The topic seems banal and not worth attention. I thhought so until one of my colleagues showed me how he lubricates the chain.
Pours grease on the cassette with the assumption that it will simply “spread” over the chain. At a given moment, I felt as if I witnessed a cat being abused, then I calmly decided that it might be worth facing and describing it.
Then let’s go back to the basic question: Why do we lubricate the chain?
Answer: To facilitate the work of elements that rub against each other during operation of the drive.
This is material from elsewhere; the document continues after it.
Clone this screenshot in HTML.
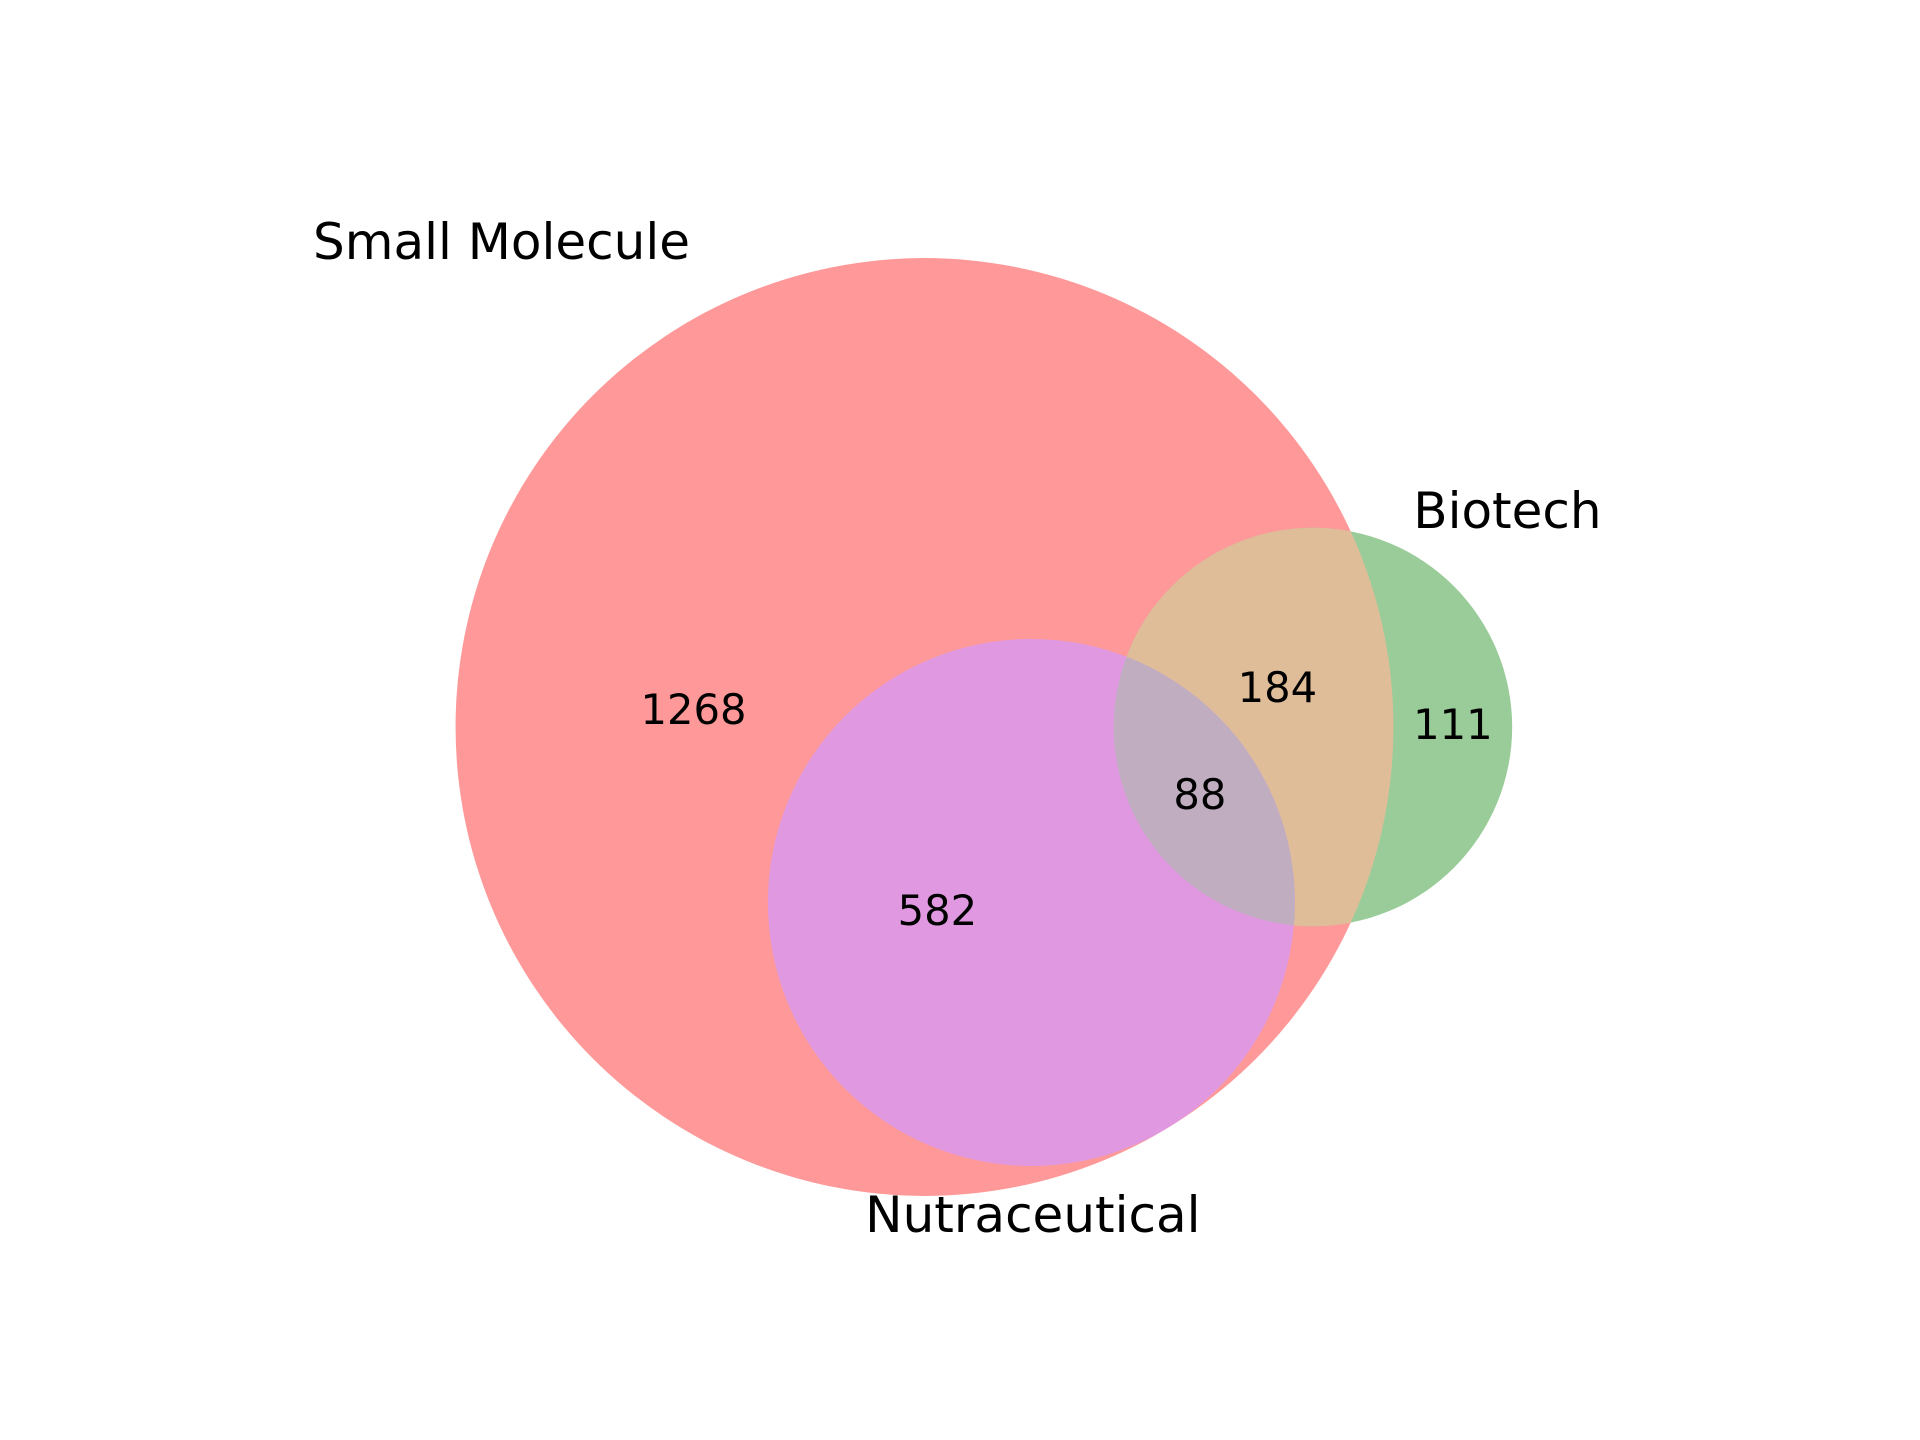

But what exactly are these elements?
It is clearly shown in the picture. The chain consists of plates. During operation, the plates move and rub against each other. So this is the first point. Without good lubrication, the chain will resist bending, which you will definitely feel when pedaling.
In addition, there is a roller at the link connection, which pushes the inner plates apart, and in its hole a pin connecting the outer plates and holding it all together. And here is the second critical place. The roller and pin together form a plain bearing that carries the highest loads. Its lubrication affects not only the resistance while driving, but also the rate of wear and, consequently, the stretching of the chain.
All right. But is there anything we shouldn’t lubricate?
It turns out there is. First, it doesn’t make sense to lubricate the cassette and the front chain ring. In operation, when the chain link meets the chain ring, the roller rests on the recess between the teeth and remains motionless there. Since there is no movement, there is no friction, so there is no need to lubricate either. The second such place is the outer part of the chain. Since it does not rub on anything, grease is also unnecessary there.
And these are the places that we should not lubricate. This is an unnecessary loss of grease and additionally it is “sticky” for the dirt.
And how does this translate into the operation of the VisionVelo applicator?
In fact, we don’t have to worry about anything, because almost everything will be done for us.
The applicator is equipped with four nozzles arranged two at the top and two at the bottom of the chain. They are designed to inject lubricant directly into the space between the plates at the links’ joints. From there, the lubricant already easily penetrates all working surfaces. The nozzles are very narrow, so we only use as much grease as needed. During lubrication, the chain moves in a special channel that guides it exactly between the nozzles.
Thanks to magnetic locks, I avoided the use of latches that could wear or break over time.